Exactly. What are we saying to ourselves except that we’re not fully committed. Of course, there are times when extenuating circumstances may prevent us from acting, but I’m not talking about this form of delay. I’m speaking to those moments of voluntary delay where we know we have the time to do something, that it’s in our best interest to do it, but we still say, “Yeah, I’ll try to get that done today.” Our motivation is still external, and we know it will take the exertion of self-control to get it down, and we don’t want to.

As I’ve written before, this is the deep-seated self-deception that is all part of procrastination. To overcome it, we have to be honest with ourselves.

Patch agrees and he added a little bit more in his reply (as I summarized in my previous post): "You've got to know what you want. This is central to acting on your intentions. When you know what you want, you realize that all there is left then is time management. You'll manage your time to achieve your goals because you clearly know what you're trying to achieve in your life."

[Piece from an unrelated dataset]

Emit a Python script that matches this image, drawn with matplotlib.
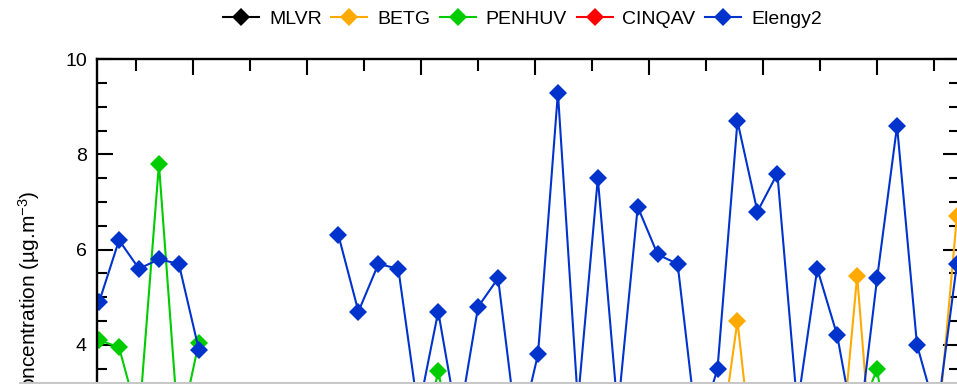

Mindfulness helps here. In fact, mindfulness is a cornerstone of increasing one’s awareness of emotions, thoughts and where we direct our attention. Without mindful attention, we can continue to self deceive. The sad truth is that without mindful attention to our lives it really amounts to “trying to live today” as if we were really autonomous beings who knew what they want, not victims of our habits, when in reality, that’s all we are – creatures of our habits. Habits of thought. Habits of emotion. Behavioral habits of needless delay. To break these habits, we have to make conscious choices.

It is a choice we make in language, and it’s a choice in in our perspective. Do I have to do it, or do I want to do it?

Another perpsective - a "low-threshold" starting place

Returning to my student’s example about her lab report, my perspective about how she might rethink her work was different from the first student response. Although I do agree that there is an important difference between “I have to do” and “I want to do,” I had a low-threshold alternative to offer.

Instead of thinking, “I gotta get that done,” I asked her to rephrase it to “I’m going to get started on that.” You know my mantra by now – just get started. Often we find that our motivation changes from a "have to” to a "want to” when we get started. Our attitude follows our behavior without us having to pretend that we really want to do it (as another student pointed out during our discussion, she could never say “I want to do it” because I know that would be a lie).

In the end, I do agree with Patch in saying that our most effective action is based on an alignment of our self with our tasks, where our actions are clearly seen as part of our autonomous choice - what we want to do. Along the way to this goal, it’s in our best interest to avoid relying on external motivation, because you’ll simply exhaust ourselves through the exertion of self-control.

There is another way where you fight much less with yourself and the task at hand. Just get started. Don’t over-think it. Don’t identify with the emotions you’re feeling. These will pass. Just get doing something on the task. This is the route to task completion and self-change.